What is needed
Write out the material exactly, leaving every picture behind.

Data shown
** START **

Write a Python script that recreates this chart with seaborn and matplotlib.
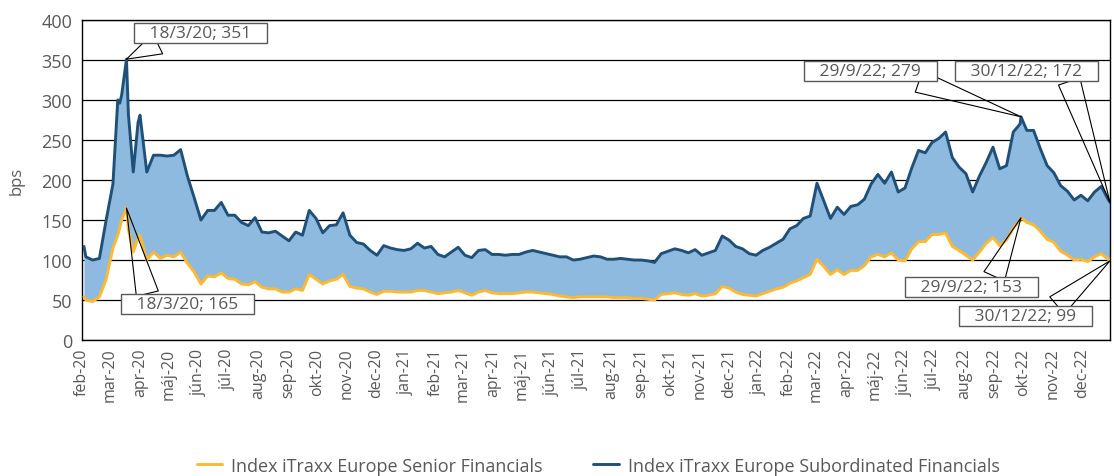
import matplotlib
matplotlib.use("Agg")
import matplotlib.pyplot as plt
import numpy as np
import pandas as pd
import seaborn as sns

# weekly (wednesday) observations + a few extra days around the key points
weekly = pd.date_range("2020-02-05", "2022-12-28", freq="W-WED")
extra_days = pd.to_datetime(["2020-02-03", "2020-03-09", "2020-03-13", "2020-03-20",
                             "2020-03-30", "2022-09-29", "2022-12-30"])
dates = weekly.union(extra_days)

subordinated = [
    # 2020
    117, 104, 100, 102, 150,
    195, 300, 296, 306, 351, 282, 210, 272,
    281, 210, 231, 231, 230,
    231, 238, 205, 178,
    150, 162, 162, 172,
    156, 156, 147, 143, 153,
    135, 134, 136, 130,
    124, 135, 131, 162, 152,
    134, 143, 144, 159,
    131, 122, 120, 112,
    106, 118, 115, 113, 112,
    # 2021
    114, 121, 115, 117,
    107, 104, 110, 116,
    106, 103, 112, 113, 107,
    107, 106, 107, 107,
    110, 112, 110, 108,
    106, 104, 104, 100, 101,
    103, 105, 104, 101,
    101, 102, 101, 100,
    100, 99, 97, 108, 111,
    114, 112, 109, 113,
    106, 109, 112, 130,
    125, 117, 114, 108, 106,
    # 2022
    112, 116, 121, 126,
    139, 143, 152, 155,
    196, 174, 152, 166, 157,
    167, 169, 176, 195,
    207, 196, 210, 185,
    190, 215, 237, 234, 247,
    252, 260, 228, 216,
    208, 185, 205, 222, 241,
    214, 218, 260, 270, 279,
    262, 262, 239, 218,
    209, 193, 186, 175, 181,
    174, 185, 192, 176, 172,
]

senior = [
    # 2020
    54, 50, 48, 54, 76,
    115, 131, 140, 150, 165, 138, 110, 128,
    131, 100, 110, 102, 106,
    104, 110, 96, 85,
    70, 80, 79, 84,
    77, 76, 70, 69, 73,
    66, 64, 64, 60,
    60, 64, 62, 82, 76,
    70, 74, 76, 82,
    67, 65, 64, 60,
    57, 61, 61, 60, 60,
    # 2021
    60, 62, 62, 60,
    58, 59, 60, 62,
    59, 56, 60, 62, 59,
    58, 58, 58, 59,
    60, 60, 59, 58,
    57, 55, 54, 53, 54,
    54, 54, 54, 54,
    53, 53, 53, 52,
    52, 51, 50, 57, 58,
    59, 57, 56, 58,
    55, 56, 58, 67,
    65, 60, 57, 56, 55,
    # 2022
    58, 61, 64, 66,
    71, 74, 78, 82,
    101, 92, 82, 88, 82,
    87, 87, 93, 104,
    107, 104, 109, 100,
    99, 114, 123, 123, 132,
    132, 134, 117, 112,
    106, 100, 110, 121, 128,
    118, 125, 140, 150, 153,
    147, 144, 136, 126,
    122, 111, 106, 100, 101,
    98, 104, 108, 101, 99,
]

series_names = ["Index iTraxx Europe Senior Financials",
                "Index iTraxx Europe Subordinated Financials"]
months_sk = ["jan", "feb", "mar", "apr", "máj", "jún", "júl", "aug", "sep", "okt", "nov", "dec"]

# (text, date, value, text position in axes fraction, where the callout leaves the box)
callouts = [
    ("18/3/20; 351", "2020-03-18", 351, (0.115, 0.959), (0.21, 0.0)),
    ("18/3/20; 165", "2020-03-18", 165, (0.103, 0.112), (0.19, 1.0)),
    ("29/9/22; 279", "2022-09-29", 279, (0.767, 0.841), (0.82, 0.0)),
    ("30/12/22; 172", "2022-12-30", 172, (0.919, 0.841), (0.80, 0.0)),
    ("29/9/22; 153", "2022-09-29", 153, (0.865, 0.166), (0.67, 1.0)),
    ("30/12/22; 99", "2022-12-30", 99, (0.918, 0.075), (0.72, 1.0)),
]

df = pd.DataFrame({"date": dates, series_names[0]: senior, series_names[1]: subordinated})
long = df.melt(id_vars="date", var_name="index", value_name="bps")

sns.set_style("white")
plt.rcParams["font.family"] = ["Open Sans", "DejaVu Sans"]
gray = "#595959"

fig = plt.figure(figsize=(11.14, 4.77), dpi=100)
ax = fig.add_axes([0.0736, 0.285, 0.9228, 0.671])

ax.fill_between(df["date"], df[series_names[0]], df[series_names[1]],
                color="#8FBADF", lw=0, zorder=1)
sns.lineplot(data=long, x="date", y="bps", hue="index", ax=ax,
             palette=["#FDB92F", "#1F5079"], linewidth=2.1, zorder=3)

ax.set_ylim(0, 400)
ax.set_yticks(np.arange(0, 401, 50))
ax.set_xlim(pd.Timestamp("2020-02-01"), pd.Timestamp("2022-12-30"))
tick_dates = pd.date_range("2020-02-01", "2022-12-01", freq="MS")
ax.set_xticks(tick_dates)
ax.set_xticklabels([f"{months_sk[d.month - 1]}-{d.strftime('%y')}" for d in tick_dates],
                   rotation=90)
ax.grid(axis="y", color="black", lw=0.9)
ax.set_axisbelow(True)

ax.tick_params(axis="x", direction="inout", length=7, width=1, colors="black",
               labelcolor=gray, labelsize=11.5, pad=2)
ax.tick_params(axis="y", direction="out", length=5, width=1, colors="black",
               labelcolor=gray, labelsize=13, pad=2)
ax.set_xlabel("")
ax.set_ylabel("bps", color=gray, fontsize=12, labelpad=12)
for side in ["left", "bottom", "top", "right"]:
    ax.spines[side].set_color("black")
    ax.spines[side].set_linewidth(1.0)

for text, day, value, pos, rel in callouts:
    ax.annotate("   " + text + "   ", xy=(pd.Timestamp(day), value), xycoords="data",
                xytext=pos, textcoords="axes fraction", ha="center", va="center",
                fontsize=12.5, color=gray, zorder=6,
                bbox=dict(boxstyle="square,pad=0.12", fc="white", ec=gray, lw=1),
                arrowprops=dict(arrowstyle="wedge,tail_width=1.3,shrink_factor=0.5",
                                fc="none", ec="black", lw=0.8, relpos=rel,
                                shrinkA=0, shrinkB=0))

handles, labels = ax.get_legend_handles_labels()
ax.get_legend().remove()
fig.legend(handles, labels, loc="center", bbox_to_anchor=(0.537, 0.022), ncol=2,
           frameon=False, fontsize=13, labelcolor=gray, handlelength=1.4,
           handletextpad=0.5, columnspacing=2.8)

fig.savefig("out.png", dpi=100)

** END **

Response below
Write a Python script that recreates this chart with seaborn and matplotlib.
import matplotlib
matplotlib.use("Agg")
import matplotlib.pyplot as plt
import numpy as np
import pandas as pd
import seaborn as sns

# weekly (wednesday) observations + a few extra days around the key points
weekly = pd.date_range("2020-02-05", "2022-12-28", freq="W-WED")
extra_days = pd.to_datetime(["2020-02-03", "2020-03-09", "2020-03-13", "2020-03-20",
                             "2020-03-30", "2022-09-29", "2022-12-30"])
dates = weekly.union(extra_days)

subordinated = [
    # 2020
    117, 104, 100, 102, 150,
    195, 300, 296, 306, 351, 282, 210, 272,
    281, 210, 231, 231, 230,
    231, 238, 205, 178,
    150, 162, 162, 172,
    156, 156, 147, 143, 153,
    135, 134, 136, 130,
    124, 135, 131, 162, 152,
    134, 143, 144, 159,
    131, 122, 120, 112,
    106, 118, 115, 113, 112,
    # 2021
    114, 121, 115, 117,
    107, 104, 110, 116,
    106, 103, 112, 113, 107,
    107, 106, 107, 107,
    110, 112, 110, 108,
    106, 104, 104, 100, 101,
    103, 105, 104, 101,
    101, 102, 101, 100,
    100, 99, 97, 108, 111,
    114, 112, 109, 113,
    106, 109, 112, 130,
    125, 117, 114, 108, 106,
    # 2022
    112, 116, 121, 126,
    139, 143, 152, 155,
    196, 174, 152, 166, 157,
    167, 169, 176, 195,
    207, 196, 210, 185,
    190, 215, 237, 234, 247,
    252, 260, 228, 216,
    208, 185, 205, 222, 241,
    214, 218, 260, 270, 279,
    262, 262, 239, 218,
    209, 193, 186, 175, 181,
    174, 185, 192, 176, 172,
]

senior = [
    # 2020
    54, 50, 48, 54, 76,
    115, 131, 140, 150, 165, 138, 110, 128,
    131, 100, 110, 102, 106,
    104, 110, 96, 85,
    70, 80, 79, 84,
    77, 76, 70, 69, 73,
    66, 64, 64, 60,
    60, 64, 62, 82, 76,
    70, 74, 76, 82,
    67, 65, 64, 60,
    57, 61, 61, 60, 60,
    # 2021
    60, 62, 62, 60,
    58, 59, 60, 62,
    59, 56, 60, 62, 59,
    58, 58, 58, 59,
    60, 60, 59, 58,
    57, 55, 54, 53, 54,
    54, 54, 54, 54,
    53, 53, 53, 52,
    52, 51, 50, 57, 58,
    59, 57, 56, 58,
    55, 56, 58, 67,
    65, 60, 57, 56, 55,
    # 2022
    58, 61, 64, 66,
    71, 74, 78, 82,
    101, 92, 82, 88, 82,
    87, 87, 93, 104,
    107, 104, 109, 100,
    99, 114, 123, 123, 132,
    132, 134, 117, 112,
    106, 100, 110, 121, 128,
    118, 125, 140, 150, 153,
    147, 144, 136, 126,
    122, 111, 106, 100, 101,
    98, 104, 108, 101, 99,
]

series_names = ["Index iTraxx Europe Senior Financials",
                "Index iTraxx Europe Subordinated Financials"]
months_sk = ["jan", "feb", "mar", "apr", "máj", "jún", "júl", "aug", "sep", "okt", "nov", "dec"]

# (text, date, value, text position in axes fraction, where the callout leaves the box)
callouts = [
    ("18/3/20; 351", "2020-03-18", 351, (0.115, 0.959), (0.21, 0.0)),
    ("18/3/20; 165", "2020-03-18", 165, (0.103, 0.112), (0.19, 1.0)),
    ("29/9/22; 279", "2022-09-29", 279, (0.767, 0.841), (0.82, 0.0)),
    ("30/12/22; 172", "2022-12-30", 172, (0.919, 0.841), (0.80, 0.0)),
    ("29/9/22; 153", "2022-09-29", 153, (0.865, 0.166), (0.67, 1.0)),
    ("30/12/22; 99", "2022-12-30", 99, (0.918, 0.075), (0.72, 1.0)),
]

df = pd.DataFrame({"date": dates, series_names[0]: senior, series_names[1]: subordinated})
long = df.melt(id_vars="date", var_name="index", value_name="bps")

sns.set_style("white")
plt.rcParams["font.family"] = ["Open Sans", "DejaVu Sans"]
gray = "#595959"

fig = plt.figure(figsize=(11.14, 4.77), dpi=100)
ax = fig.add_axes([0.0736, 0.285, 0.9228, 0.671])

ax.fill_between(df["date"], df[series_names[0]], df[series_names[1]],
                color="#8FBADF", lw=0, zorder=1)
sns.lineplot(data=long, x="date", y="bps", hue="index", ax=ax,
             palette=["#FDB92F", "#1F5079"], linewidth=2.1, zorder=3)

ax.set_ylim(0, 400)
ax.set_yticks(np.arange(0, 401, 50))
ax.set_xlim(pd.Timestamp("2020-02-01"), pd.Timestamp("2022-12-30"))
tick_dates = pd.date_range("2020-02-01", "2022-12-01", freq="MS")
ax.set_xticks(tick_dates)
ax.set_xticklabels([f"{months_sk[d.month - 1]}-{d.strftime('%y')}" for d in tick_dates],
                   rotation=90)
ax.grid(axis="y", color="black", lw=0.9)
ax.set_axisbelow(True)

ax.tick_params(axis="x", direction="inout", length=7, width=1, colors="black",
               labelcolor=gray, labelsize=11.5, pad=2)
ax.tick_params(axis="y", direction="out", length=5, width=1, colors="black",
               labelcolor=gray, labelsize=13, pad=2)
ax.set_xlabel("")
ax.set_ylabel("bps", color=gray, fontsize=12, labelpad=12)
for side in ["left", "bottom", "top", "right"]:
    ax.spines[side].set_color("black")
    ax.spines[side].set_linewidth(1.0)

for text, day, value, pos, rel in callouts:
    ax.annotate("   " + text + "   ", xy=(pd.Timestamp(day), value), xycoords="data",
                xytext=pos, textcoords="axes fraction", ha="center", va="center",
                fontsize=12.5, color=gray, zorder=6,
                bbox=dict(boxstyle="square,pad=0.12", fc="white", ec=gray, lw=1),
                arrowprops=dict(arrowstyle="wedge,tail_width=1.3,shrink_factor=0.5",
                                fc="none", ec="black", lw=0.8, relpos=rel,
                                shrinkA=0, shrinkB=0))

handles, labels = ax.get_legend_handles_labels()
ax.get_legend().remove()
fig.legend(handles, labels, loc="center", bbox_to_anchor=(0.537, 0.022), ncol=2,
           frameon=False, fontsize=13, labelcolor=gray, handlelength=1.4,
           handletextpad=0.5, columnspacing=2.8)

fig.savefig("out.png", dpi=100)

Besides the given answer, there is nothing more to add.